The river is flowing from left to right, $\ t\ $ is the time the woman takes to go from one bank to the other, and hence the total distance she rows relative to the moving stream, and $\ \alpha\ $ is the angle which the direction she's pointing the boat makes with the opposite bank. During the time she takes to cross the river, it will carry her a distance $\ 4t\ $ downstream to the apex of the angle $\ \phi\ $. Thus, since the woman departs from the apex of the angle $\ \beta\ $, and arrives at the apex of the angle $\ \phi\ $, then the distance she has travelled relative to the land is $\ d\ $.

Since $\ d=\frac{60}{\sin\phi} $, then $\ d\ $ will be a minimum when $\ \sin\phi\ $ is a maximum, but since $\ \sin\phi=\frac{\sin\beta}{4}\ $, then $\ \sin\phi\ $ cannot exceed $\ \frac{1}{4}\ $, and it does have this value when $\ \beta=90^{\large\circ}\ $.

Answer 2

The Triangle Law of Vector Addition states that when two vectors are represented by two sides of a triangle in the same order then the third side of that triangle represents the resultant of the vectors. Note that the two vctors to be added must be placed head to tail.

Let $ \vec a $ denote the velocity of the boat in still water and $ \vec b $ denote the velocity of the water. If $ \vec v $ denotes the actual velocity of the boat, then $\vec v= \vec a+ \vec b$.

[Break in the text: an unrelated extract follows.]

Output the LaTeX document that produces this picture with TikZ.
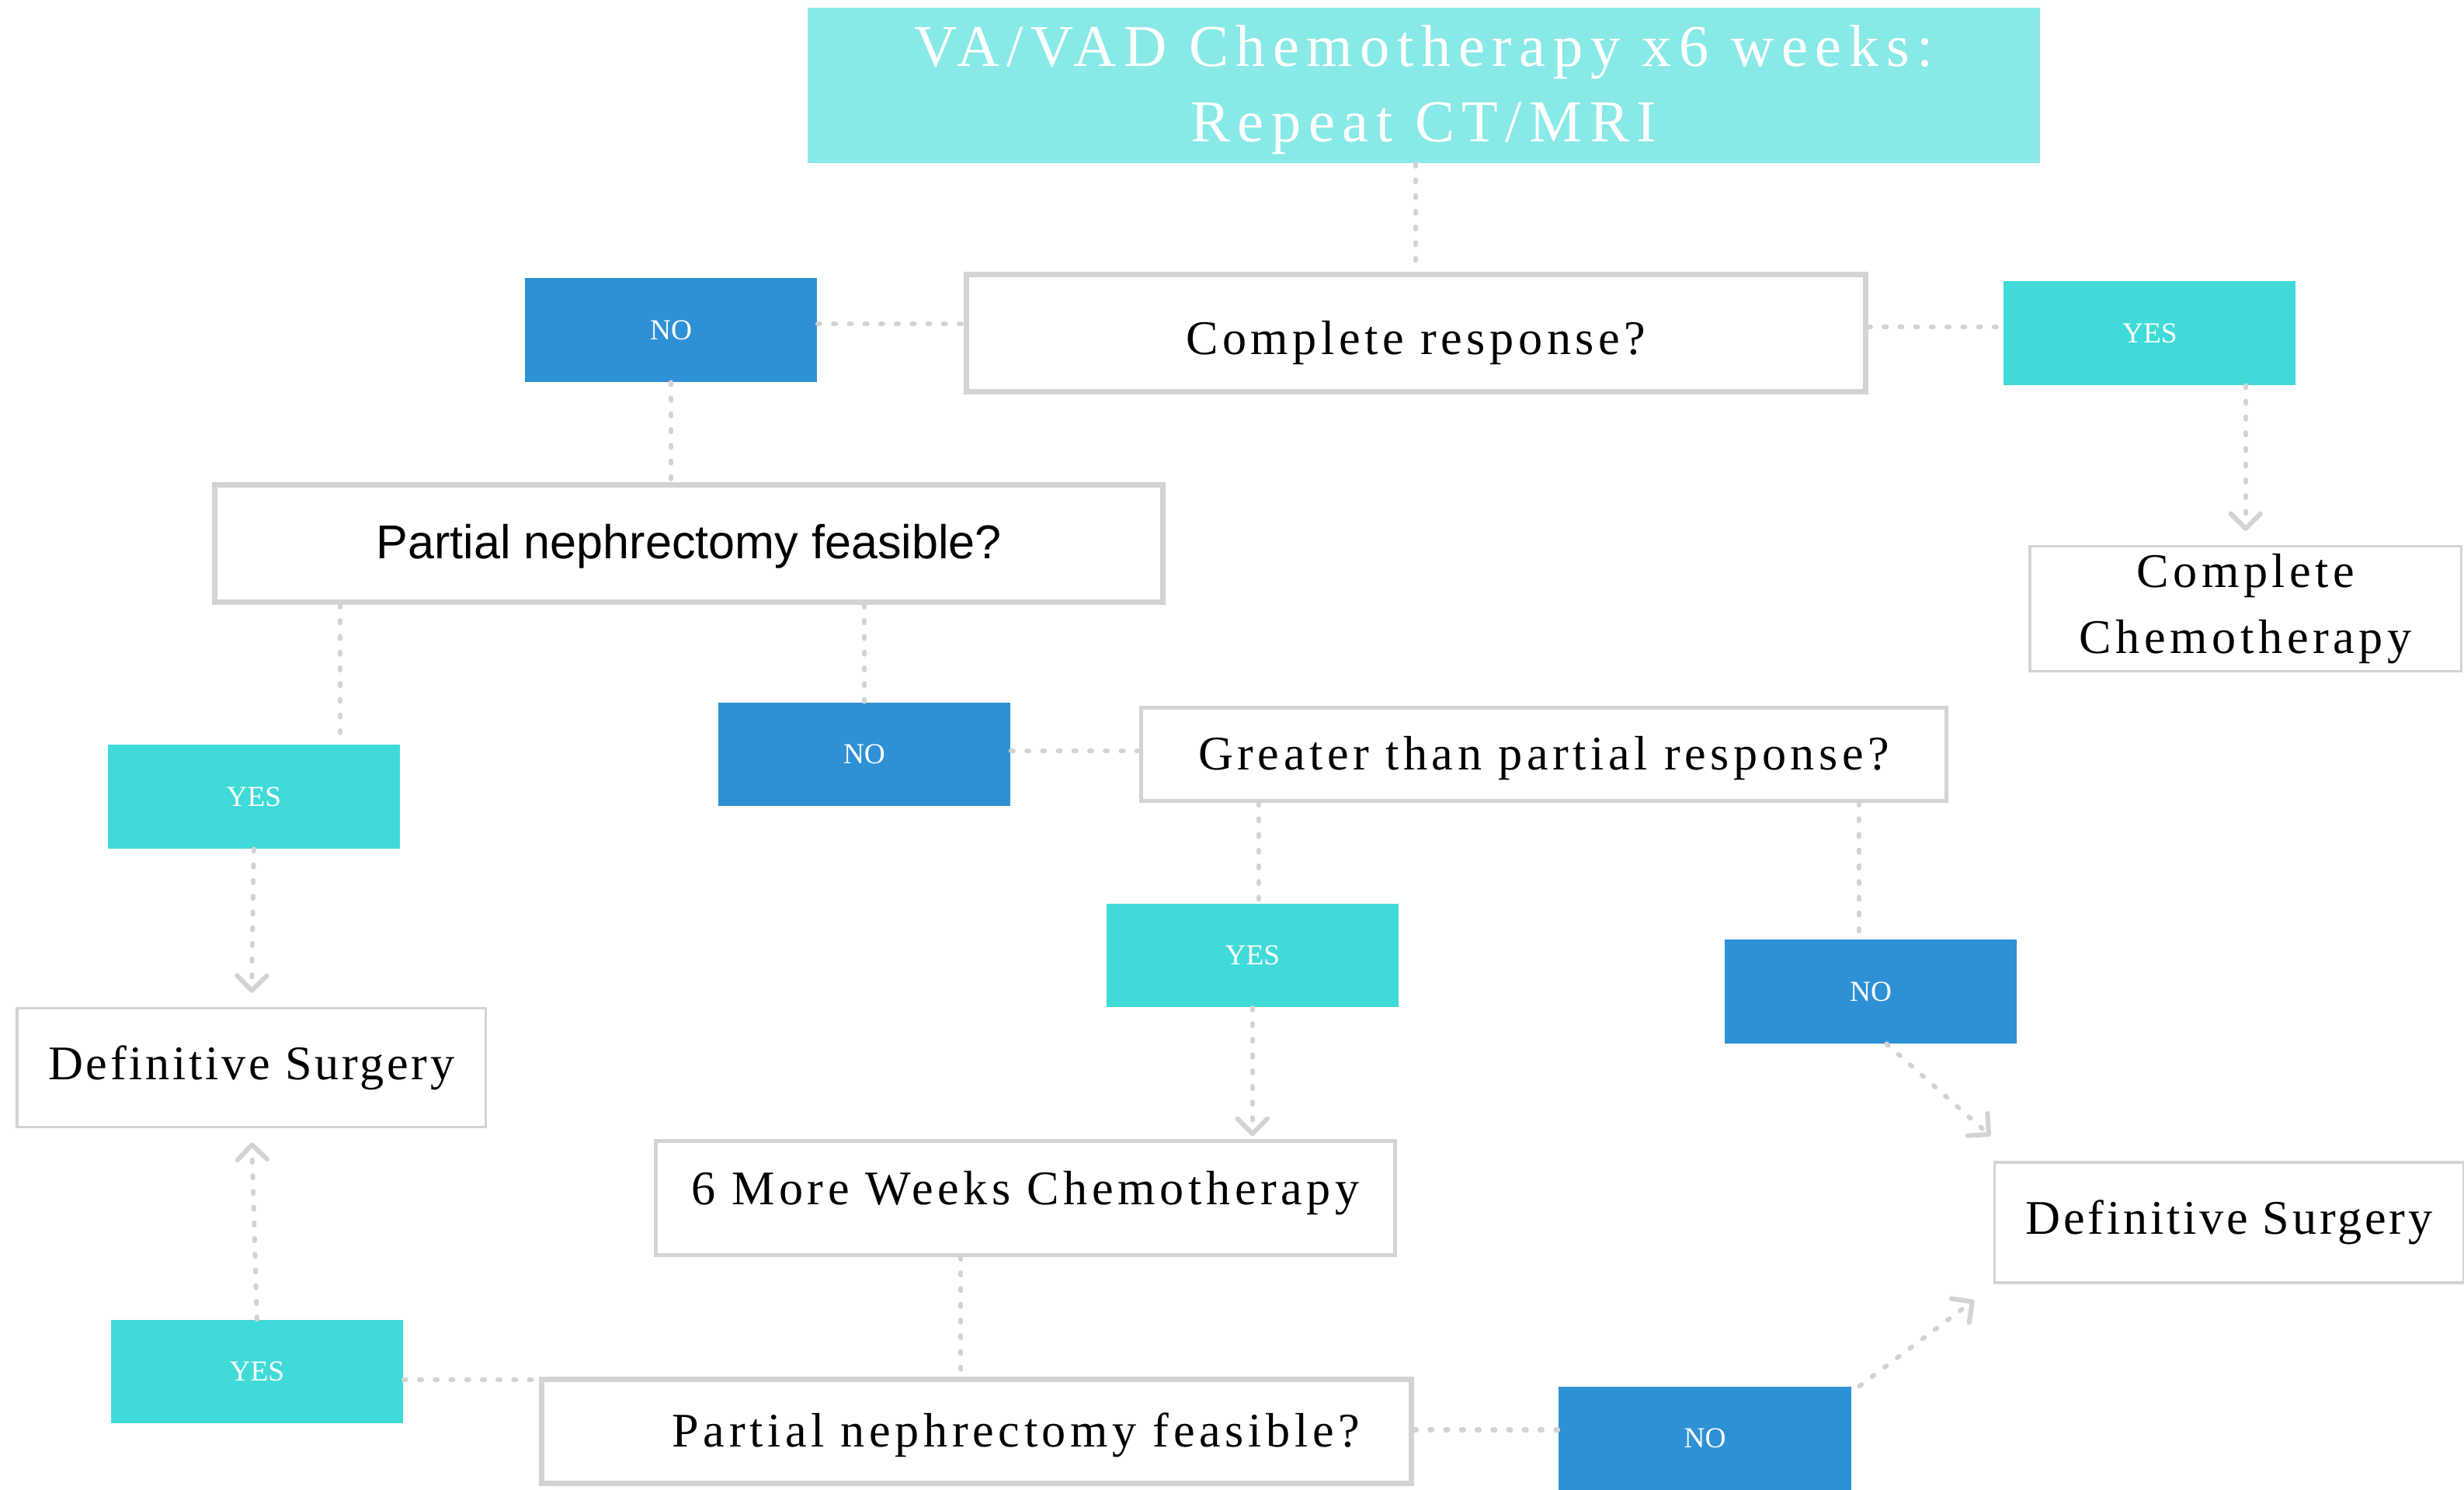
\documentclass[tikz,border=0pt]{standalone}
\usepackage{fontspec}
\setmainfont{Liberation Serif}
\newfontfamily\spaced[LetterSpace=9]{Liberation Serif}
\newfontfamily\tightspaced[LetterSpace=6]{Liberation Serif}
\newfontfamily\widespaced[LetterSpace=12.5]{Liberation Serif}
\newfontfamily\plainsans{Liberation Sans}
\usetikzlibrary{arrows.meta}
\definecolor{topcyan}{RGB}{137,233,231}
\definecolor{yescyan}{RGB}{64,218,216}
\definecolor{noblue}{RGB}{46,145,214}
\definecolor{boxgray}{RGB}{211,211,211}

\begin{document}
\begin{tikzpicture}[x=0.02cm,y=-0.02cm,
	box/.style={draw=boxgray, fill=white, line width=0.068cm, align=center, inner sep=0pt,
		font=\spaced\fontsize{17.5}{24}\selectfont},
	thinbox/.style={box, line width=0.034cm},
	yesbox/.style={fill=yescyan, text=white, inner sep=0pt, minimum width=3.72cm, minimum height=1.32cm,
		font=\fontsize{10.5}{12}\selectfont},
	nobox/.style={yesbox, fill=noblue},
	link/.style={draw=boxgray, line width=0.06cm, line cap=round, dash pattern=on 0.03cm off 0.17cm},
	arr/.style={link, -{Straight Barb[length=0.19cm, width=0.38cm, round]}, shorten >=0.18cm}]
	\useasboundingbox (0,0) rectangle (1568,948);

	% first round
	\node[fill=topcyan, text=white, inner sep=0pt, minimum width=15.68cm, minimum height=1.98cm, align=center,
		font=\widespaced\fontsize{21.5}{27.3}\selectfont] (top) at (906,54.5)
		{\raisebox{-0.05cm}[\height][\depth]{VA/VAD Chemotherapy x6 weeks:}\\\raisebox{-0.05cm}[\height][\depth]{Repeat CT/MRI}};
	\node[box, minimum width=11.45cm, minimum height=1.49cm] (cr) at (901,212)
		{\raisebox{-0.12cm}[\height][\depth]{Complete response?}};
	\node[nobox] (noA) at (427,210) {NO};
	\node[yesbox] (yesA) at (1368,212) {YES};
	\node[thinbox, minimum width=5.49cm, minimum height=1.59cm, font=\spaced\fontsize{17.5}{23.9}\selectfont] (cc) at (1429,387.5) {Complete\\Chemotherapy};
	\draw[link] (cr.north |- top.south) -- (cr.north);
	\draw[link] ([yshift=0.08cm]noA.east) -- ([yshift=0.08cm]noA.east -| cr.west);
	\draw[link] ([yshift=0.08cm]cr.east) -- ([yshift=0.08cm]cr.east -| yesA.west);
	\draw[arr] (cc.north |- yesA.south) -- (cc.north);

	% partial nephrectomy
	\node[box, minimum width=12.07cm, minimum height=1.49cm, font=\plainsans\fontsize{17.2}{20}\selectfont] (pnA) at (438.5,346)
		{\raisebox{-0.03cm}[\height][\depth]{Partial nephrectomy feasible?}};
	\node[yesbox] (yesB) at (161.5,507) {YES};
	\node[nobox] (noB) at (550,480) {NO};
	\node[thinbox, line width=0.05cm, minimum width=10.25cm, minimum height=1.19cm] (gpr) at (982.5,480)
		{\raisebox{-0.05cm}[\height][\depth]{Greater than partial response?}};
	\node[thinbox, minimum width=5.97cm, minimum height=1.51cm, font=\tightspaced\fontsize{17.5}{24}\selectfont] (dsA) at (160,679.5) {Definitive Surgery};
	\draw[link] (noA.south) -- (noA.south |- pnA.north);
	\draw[link] ([xshift=1.1cm]yesB.north |- pnA.south) -- ([xshift=1.1cm]yesB.north);
	\draw[link] (noB.north |- pnA.south) -- (noB.north);
	\draw[link] ([yshift=0.04cm]noB.east) -- ([yshift=0.04cm]noB.east -| gpr.west);
	\draw[arr] (yesB.south) -- (dsA.north);

	% greater than partial response
	\node[yesbox] (yesC) at (797,608) {YES};
	\node[nobox] (noC) at (1190.5,631) {NO};
	\node[box, line width=0.05cm, minimum width=9.41cm, minimum height=1.45cm] (mw) at (652.5,762.5)
		{\raisebox{0.06cm}[\height][\depth]{6 More Weeks Chemotherapy}};
	\node[thinbox, minimum width=5.97cm, minimum height=1.53cm, font=\tightspaced\fontsize{17.5}{24}\selectfont] (dsB) at (1418.5,778) {Definitive Surgery};
	\draw[link] ([xshift=0.08cm]yesC.north |- gpr.south) -- ([xshift=0.08cm]yesC.north);
	\draw[arr, shorten >=0.04cm] (yesC.south) -- (yesC.south |- mw.north);
	\draw[link] ([xshift=-0.15cm]noC.north |- gpr.south) -- ([xshift=-0.15cm]noC.north);
	\draw[arr] ([xshift=0.2cm]noC.south) -- ([xshift=0.1cm,yshift=0.2cm]dsB.north west);

	% second partial nephrectomy
	\node[box, minimum width=11.07cm, minimum height=1.33cm] (pnB) at (621.5,911)
		{\raisebox{-0.05cm}[\height][\depth]{\hspace*{1cm}Partial nephrectomy feasible?}};
	\node[yesbox] (yesD) at (163.5,873) {YES};
	\node[nobox] (noD) at (1085,915.5) {NO};
	\draw[link] ([xshift=-0.2cm]pnB.north |- mw.south) -- ([xshift=-0.2cm]pnB.north);
	\draw[link] ([yshift=-0.1cm]yesD.east) -- ([yshift=-0.1cm]yesD.east -| pnB.west);
	\draw[link] ([yshift=0.02cm]pnB.east) -- ([yshift=0.02cm]pnB.east -| noD.west);
	\draw[arr] (yesD.north) -- (dsA.south);
	\draw[arr] ([xshift=0.1cm]noD.north east) -- ([xshift=-0.1cm,yshift=-0.1cm]dsB.south west);
\end{tikzpicture}
\end{document}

Suppose that the boat crosses the river by the shortest path in a time $t$. After a time $t$, let $ \vec x$ denote the displacement of the boat in still water and $ \vec y$ denote the displacement of the water. At this time, let $ \vec r$ denote the actual displacement of the boat due to the combined effect of the effort of the rower and the current in the river. Then
$$\vec r=\vec x+ \vec y$$.

By the Triangle Law, $ \vec x,\ \vec y\ and\ \vec r $ may be represented by the sides of a triangle.

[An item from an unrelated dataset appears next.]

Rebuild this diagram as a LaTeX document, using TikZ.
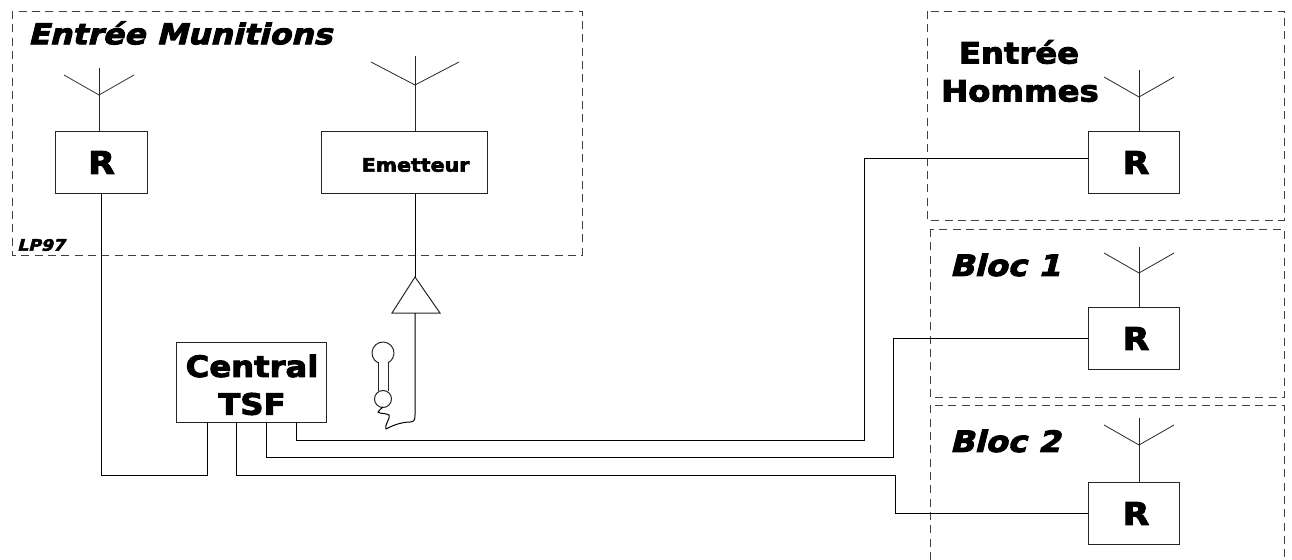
\documentclass[tikz,border=0pt]{standalone}
\usepackage{fontspec}
\newfontfamily\blk[UprightFont=* Bold,FakeBold=3.2,FakeStretch=1.1]{DejaVu Sans}
\newfontfamily\blki[UprightFont=* Bold,FakeBold=3.2,FakeStretch=1.1,FakeSlant=0.25]{DejaVu Sans}
\newcommand{\ttl}[1]{\fontsize{#1}{#1}\selectfont}
\begin{document}
\begin{tikzpicture}[x=0.75pt,y=-0.75pt,line width=0.75pt,
  zone/.style={draw=black!75,dash pattern=on 6pt off 4pt,line width=0.6pt},
  rbox/.style={draw=black!85,fill=white,rectangle,inner sep=0pt,minimum width=68.5pt,minimum height=47pt,font=\blk\ttl{23.5}},
  lab/.style={inner sep=0pt,align=center,anchor=center},
  wire/.style={draw=black,line width=0.75pt},
  ant/.style={draw=black!85,line width=0.6pt}]
\useasboundingbox (0,0) rectangle (1292,560);
% zones
\draw[zone] (12,11) rectangle (582,255);
\draw[zone] (927,11) rectangle (1284,220);
\draw[zone] (930,229) rectangle (1284,397);
\draw[zone] (930,560) -- (930,405) -- (1284,405) -- (1284,560);
% boxes
\node[rbox] (r1) at (101.5,162.5) {R};
\node[rbox,minimum width=125pt] (em) at (404.5,162.5) {};
\node[lab,font=\blk\ttl{14}] (emt) at (415.5,165) {Emetteur};
\node[rbox] (rh) at (1134,162.5) {\hspace*{3pt}R};
\node[rbox] (rb1) at (1134,338.5) {\hspace*{3pt}R};
\node[rbox] (rb2) at (1134,513.5) {\hspace*{3pt}R};
\node[draw=black!85,fill=white,rectangle,inner sep=0pt,minimum width=112.5pt,minimum height=59.5pt] (central) at (251.5,382.5) {};
\node[lab,font=\blk\ttl{22}] (t1) at (252,366) {Central};
\node[lab,font=\blk\ttl{22}] (t2) at (252,404) {TSF};
% titles
\node[lab,font=\blki\ttl{21.5}] (tm) at (180,33) {Entrée Munitions};
\node[lab,font=\blki\ttl{11.8}] (tl) at (41,245) {LP97};
\node[lab,font=\blk\ttl{22}] (th1) at (1019,52) {Entrée};
\node[lab,font=\blk\ttl{22}] (th2) at (1020,91) {Hommes};
\node[lab,font=\blki\ttl{22}] (tb1) at (1005,265) {Bloc 1};
\node[lab,font=\blki\ttl{22}] (tb2) at (1005,441) {Bloc 2};
% antennas
\foreach \n/\x/\t/\v/\a/\d in {r1/99/68/95/75/35, em/415/56/85/62/44, rh/1139/70/97/77/35, rb1/1139/247/273/253/35, rb2/1139/418/445/425/35}{
  \coordinate (\n a) at (\x,\v);
  \draw[ant] (\x,\t) -- (\n a);
  \draw[ant] (\x-\d,\a) -- (\n a) -- (\x+\d,\a);
  \draw[ant] (\n a) -- (\n.north -| \n a);
}
% triangle
\coordinate (ta) at (415,277);
\coordinate (tb) at (415,313);
\draw[draw=black!85] (ta) -- (392,313) -- (440,313) -- cycle;
\draw[wire] (em.south -| ta) -- (ta);
% handset
\coordinate (hs) at (383,353);
\coordinate (hb) at (383,399);
\draw[draw=black!85] (378,362) -- (378,391) (388,362) -- (388,391);
\draw[draw=black!85,fill=white] (hb) circle (8.5);
\draw[draw=black!85] (378,362.8) arc[start angle=117,end angle=423,radius=11];
% cord
\draw[wire] (tb) -- (415,415) .. controls (415,420) and (414,422) .. (410,422)
  .. controls (404,422) and (395,424) .. (386,429)
  .. controls (384,425) and (391,418) .. (389,415)
  .. controls (386,413) and (380,414) .. (378,412)
  .. controls (379,410) and (381,409) .. (383,407);
% wires
\coordinate (c1) at (207,423);
\coordinate (c2) at (236,423);
\coordinate (c3) at (266,423);
\coordinate (c4) at (296,423);
\draw[wire] (r1.south) |- (207,475) -- (c1);
\draw[wire] (c2) |- (895,475) |- (rb2.west);
\draw[wire] (c3) |- (893,457) |- (rb1.west);
\draw[wire] (c4) |- (864,440) |- (rh.west |- 0,158);
\end{tikzpicture}
\end{document}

$\vec y$ is easy to draw as it has magnitude $4t$ and is parallel to the bank.

Assuming that the river is flowing left to right, $\vec x$ must be in some random direction up the river but is of magnitude $1t$. By the Triangle Law, $\vec x$ and $\vec y$ must be drawn head to tail. The resultant displacement $\vec r$ must now be drawn from the starting point to the head of $\vec y$ and is of magnitude d, the actual distance travelled by the boat.

As the questioner has pointed out, the problem is straightforward after the triangle is correctly drawn and labelled. As $d =\frac{60}{sin\phi}$, d is a minimum when $sin \phi$ is a maximum. Then $sin \phi = \frac{sin \beta}{4}$ yields $( sin \phi) _{max} = \frac{1}{4}$. So $\frac {60}{d_{min}}= \frac{1}{4}$ gives $d_{min}= 240m$.

When applying the Triangle Law, note that if the two vectors to be added are cyclic, then the resultant must be anti-cyclic.